RE-Net: A Relation Embedded Deep Model For AU Occurrence And Intensity Estimation
Abstract
Facial action units (AUs) recognition is a multi-label classification problem, where regular spatial and temporal patterns exist in AU labels due to facial anatomy and human's behavior habits. Exploiting AU correlation is beneficial for obtaining robust AU detector or reducing the dependency of a large amount of AU-labeled samples. Several related works have been done to apply AU correlation to model's objective function or the extracted features. However, this may not be optimal as all the AUs still share the same backbone network, requiring to update the model as a whole. In this work, we present a novel AU Relation Embedded deep model (RE-Net) for AU detection that applies the AU correlation to the model's parameter space.
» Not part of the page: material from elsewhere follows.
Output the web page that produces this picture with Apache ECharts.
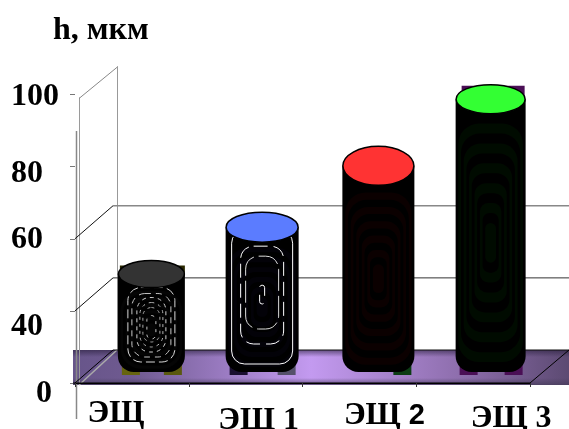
<!DOCTYPE html>
<html>
<head>
<meta charset="utf-8">
<style>html,body{margin:0;padding:0;background:#fff}#chart{width:569px;height:429px}</style>
<script src="https://cdn.jsdelivr.net/npm/echarts@6/dist/echarts.min.js"></script>
</head>
<body>
<div id="chart"></div>
<script>
// Coating thickness per electrolyte, with the axis broken below 40
const categories = ['ЭЩ', 'ЭЩ 1', 'ЭЩ 2', 'ЭЩ 3'];
const thickness = [45.5, 58.5, 75.5, 94];
const yTickValues = [20, 40, 60, 80, 100];
const yTickLabels = ['0', '40', '60', '80', '100'];
const yAxisTitle = 'h, мкм';

const capColors = ['#333333', '#5b7cff', '#ff3333', '#33ff33'];
const bodyColors = ['#050505', '#030208', '#0b0000', '#000b00'];
const halfWidths = [33.5, 36.5, 36, 35];
const capRadii = [13.5, 15, 19.5, 14.5];
const nudges = [1.5, -1.5, 1, -0.5];
const cornerColors = [
  ['#66640f', '#5a580e'],
  ['#1a0f30', '#55506a'],
  [null, '#0c3c14'],
  ['#4a0f55', '#4a0f55']
];

// Offset of the back wall from the front plane of the box
const DEPTH_X = 39, DEPTH_Y = 33;
const SERIF = '"Liberation Serif", serif';
const FONT_SIZE = 32;

function lineEl(x1, y1, x2, y2, stroke, lineWidth) {
  return { type: 'line', shape: { x1, y1, x2, y2 }, style: { stroke, lineWidth: lineWidth || 1 }, silent: true };
}

// Walls, floor and back grid lines of the box
function renderBox(params, api) {
  const left = api.coord([0, 20])[0] - api.size([1, 0])[0] / 2;
  const right = left + api.size([1, 0])[0] * 4;
  const yAt = v => api.coord([0, v])[1];
  const floorY = yAt(20), topY = yAt(100);
  const backFloorY = floorY - DEPTH_Y;
  const children = [
    {
      type: 'rect', shape: { x: left - 2, y: backFloorY, width: 569 - left + 2, height: floorY - backFloorY + 2 },
      style: {
        fill: {
          type: 'linear', x: 0, y: 0, x2: 1, y2: 0,
          colorStops: [
            { offset: 0, color: '#67558a' },
            { offset: 0.12, color: '#6f5a90' },
            { offset: 0.48, color: '#c39af0' },
            { offset: 0.8, color: '#8a6ba8' },
            { offset: 1, color: '#5c4a72' }
          ]
        }
      }, silent: true
    },
    {
      type: 'rect', shape: { x: left - 2, y: backFloorY, width: 569 - left + 2, height: 7 },
      style: {
        fill: {
          type: 'linear', x: 0, y: 0, x2: 0, y2: 1,
          colorStops: [{ offset: 0, color: 'rgba(40,30,60,0.6)' }, { offset: 1, color: 'rgba(40,30,60,0)' }]
        }
      }, silent: true
    },
    {
      type: 'rect', shape: { x: left - 2, y: floorY - 5, width: 569 - left + 2, height: 7 },
      style: {
        fill: {
          type: 'linear', x: 0, y: 0, x2: 0, y2: 1,
          colorStops: [{ offset: 0, color: 'rgba(70,60,90,0)' }, { offset: 1, color: 'rgba(70,60,90,0.75)' }]
        }
      }, silent: true
    },
    // Outer vertical line next to the tick marks
    lineEl(left + 1.5, 131, left + 1.5, 419, '#888888', 1.5),
    // Side wall outline
    lineEl(left + 4.5, topY + 3, left + 4.5, floorY + 2, '#9a9a9a', 1),
    lineEl(left + 4, topY + 4, left + DEPTH_X + 4, topY - 28, '#888888', 1),
    lineEl(left + DEPTH_X + 3.5, topY - 28, left + DEPTH_X + 3.5, backFloorY, '#999999', 1),
    lineEl(left + 4, floorY + 2, left + DEPTH_X + 3, backFloorY, '#aaaaaa', 1.5),
    // Side wall and back wall grid lines
    lineEl(left, yAt(60), left + DEPTH_X - 1, yAt(60) - DEPTH_Y, '#111111', 1),
    lineEl(left, yAt(40), left + DEPTH_X - 1, yAt(40) - DEPTH_Y, '#111111', 1),
    lineEl(left, floorY, left + DEPTH_X - 1, backFloorY, '#000000', 1),
    lineEl(left + DEPTH_X - 1, yAt(60) - DEPTH_Y, 569, yAt(60) - DEPTH_Y, '#888888', 1.5),
    lineEl(left + DEPTH_X - 1, yAt(40) - DEPTH_Y, 569, yAt(40) - DEPTH_Y, '#333333', 1),
    lineEl(left + DEPTH_X - 1, backFloorY, 569, backFloorY, '#111111', 1),
    lineEl(right, floorY, right + DEPTH_X, backFloorY, '#000000', 1),
    lineEl(left - 2, floorY, right, floorY, '#000000', 1)
  ];
  return { type: 'group', children };
}

// Light bands on the two short cylinders: [inset x, top inset, bottom inset, stroke, dash]
const lightBands = [
  [
    [10, 14, 10, '#d8d8d8', [9, 4]], [14, 20, 15, '#c4c4c4', [6, 5]], [19, 24, 20, '#d0d0d0', [4, 4]],
    [22, 29, 25, '#b4b4b4', [3, 4]], [25, 34, 30, '#a8a8a8', [3, 4]], [29, 42, 33, '#c4c4c4', [3, 5]]
  ],
  [
    [6, 2, 8, '#ffffff', null], [15, 18, 28, '#ffffff', [14, 6]], [20, 28, 43, '#dddddd', [22, 5]], [34, 57, 68, '#ffffff', [12, 8]]
  ],
  [],
  []
];

function renderBar(params, api) {
  const i = api.value(0);
  const top = api.coord([i, api.value(1)]);
  const base = api.coord([i, 20]);
  const cx = top[0] + DEPTH_X / 2 - 1.5 + nudges[i];
  const cy = top[1] - DEPTH_Y / 2 - 0.5;
  const bottom = base[1] - 11;
  const hw = halfWidths[i], ry = capRadii[i];
  const x0 = cx - hw, bodyW = hw * 2, bodyH = bottom - cy;
  const tint = bodyColors[i];
  const children = [];

  // Square corners of the underlying column showing past the round body
  const corners = cornerColors[i];
  if (corners[0]) {
    children.push({ type: 'rect', shape: { x: x0 + 4, y: bottom - 8, width: 18, height: 11 }, style: { fill: corners[0] }, silent: true });
  }
  if (corners[1]) {
    children.push({ type: 'rect', shape: { x: x0 + bodyW - 21, y: bottom - 8, width: 18, height: 11 }, style: { fill: corners[1] }, silent: true });
  }
  if (i === 0) {
    children.push({ type: 'rect', shape: { x: x0 + 2, y: cy - ry + 5, width: bodyW - 2, height: 10 }, style: { fill: '#2a2800' }, silent: true });
  }
  if (i === 3) {
    children.push({ type: 'rect', shape: { x: x0 + 6, y: cy - ry + 1, width: bodyW - 7, height: 12 }, style: { fill: '#4a0f55' }, silent: true });
  }

  children.push({ type: 'rect', shape: { x: x0, y: cy, width: bodyW, height: bodyH, r: [0, 0, 16, 16] }, style: { fill: '#000000' }, silent: true });

  // Dark banding of the body
  for (let k = 1; k < 12; k++) {
    const ix = k * hw / 13, iy = k * (bodyH - ry) / 26;
    children.push({
      type: 'rect',
      shape: { x: x0 + ix, y: cy + ry + iy, width: bodyW - ix * 2, height: Math.max(bodyH - ry - iy * 2, 4), r: Math.max(22 - k * 1.5, 4) },
      style: { fill: k % 2 ? tint : '#000000' }, silent: true
    });
  }

  lightBands[i].forEach(b => {
    children.push({
      type: 'rect',
      shape: { x: x0 + b[0], y: cy + b[1] + ry - 14, width: bodyW - b[0] * 2, height: bodyH - ry - b[1] - b[2] + 14, r: 13 },
      style: { fill: null, stroke: b[3], lineWidth: 1, lineDash: b[4] || undefined }, silent: true
    });
  });

  children.push({
    type: 'ellipse', shape: { cx, cy, rx: hw - 0.5, ry },
    style: { fill: capColors[i], stroke: '#000000', lineWidth: 1.5 }, silent: true
  });
  return { type: 'group', children };
}

const yLabelKey = { '100': 'y100', '80': 'y80', '60': 'y60', '40': 'y40', '0': 'y0' };
const yLabelBase = { fontFamily: SERIF, fontWeight: 'bold', fontSize: FONT_SIZE, color: '#000' };
const xLabelBase = { fontFamily: SERIF, fontWeight: 'bold', fontSize: FONT_SIZE, color: '#000' };

const chart = echarts.init(document.getElementById('chart'), null, { renderer: 'canvas' });
chart.setOption({
  animation: false,
  backgroundColor: '#ffffff',
  title: {
    text: yAxisTitle, left: 48, top: 10,
    textStyle: { fontFamily: SERIF, fontWeight: 'bold', fontSize: FONT_SIZE, color: '#000' }
  },
  grid: { left: 75, right: 39, top: 94.5, bottom: 46, outerBoundsMode: 'none' },
  xAxis: {
    type: 'category', data: categories, z: 3,
    axisLine: { show: true, lineStyle: { color: '#000', width: 1 } },
    axisTick: { show: true, alignWithLabel: false, length: 4, lineStyle: { color: '#333' } },
    axisLabel: {
      interval: 0, margin: 8,
      formatter: (name, idx) => {
        if (idx === 2) return '{c|ЭЩ }{n|2}';
        return '{' + 'abd'[idx === 3 ? 2 : idx] + '|' + name + '}';
      },
      rich: {
        a: { ...xLabelBase, padding: [7, 32, 0, 0] },
        b: { ...xLabelBase, padding: [14, 0, 0, 26] },
        c: { ...xLabelBase, padding: [9, 0, 0, 50] },
        n: { ...xLabelBase, fontFamily: '"Liberation Sans", sans-serif', fontSize: 29, padding: [9, 0, 0, 0] },
        d: { ...xLabelBase, padding: [12, 0, 0, 76] }
      }
    }
  },
  yAxis: {
    type: 'value', min: 20, max: 100, interval: 20,
    splitLine: { show: false },
    axisLine: { show: false },
    axisTick: { show: true, length: 5, lineStyle: { color: '#777' } },
    axisLabel: {
      align: 'left', margin: 64,
      formatter: v => {
        const text = yTickLabels[yTickValues.indexOf(v)];
        return '{' + yLabelKey[text] + '|' + text + '}';
      },
      rich: {
        y100: { ...yLabelBase, padding: [4, 0, 0, 0] },
        y80: { ...yLabelBase, padding: [14, 0, 0, 0] },
        y60: { ...yLabelBase, padding: [2, 0, 0, 0] },
        y40: { ...yLabelBase, padding: [32, 0, 0, 0] },
        y0: { ...yLabelBase, padding: [22, 0, 0, 25] }
      }
    }
  },
  series: [
    { name: 'box', type: 'custom', coordinateSystem: 'cartesian2d', clip: false, z: 1, silent: true, renderItem: renderBox, data: [[0, 20]] },
    {
      name: 'h', type: 'custom', coordinateSystem: 'cartesian2d', clip: false, z: 4, renderItem: renderBar,
      encode: { x: 0, y: 1 },
      data: thickness.map((v, i) => [i, v])
    }
  ]
});
</script>
</body>
</html>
Specifically, we format the multi-label AU detection problem as a domain adaptation task and propose a model that contains both shared and AU specific parameters, where the shared parameters are used by all the AUs, and the AU specific parameters are owned by individual AU. The AU relationship based regularization is applied to the AU specific parameters. Extensive experiments on three public benchmarks demonstrate that our method outperforms the previous work and achieves state-of-the-art performance on both AU detection task and AU intensity estimation task.
Recommended Citation
H. Yang and L. Yin, "RE-Net: A Relation Embedded Deep Model For AU Occurrence And Intensity Estimation," Lecture Notes in Computer Science (including subseries Lecture Notes in Artificial Intelligence and Lecture Notes in Bioinformatics), vol. 12626 LNCS, pp. 137 - 153, Springer, Jan 2021.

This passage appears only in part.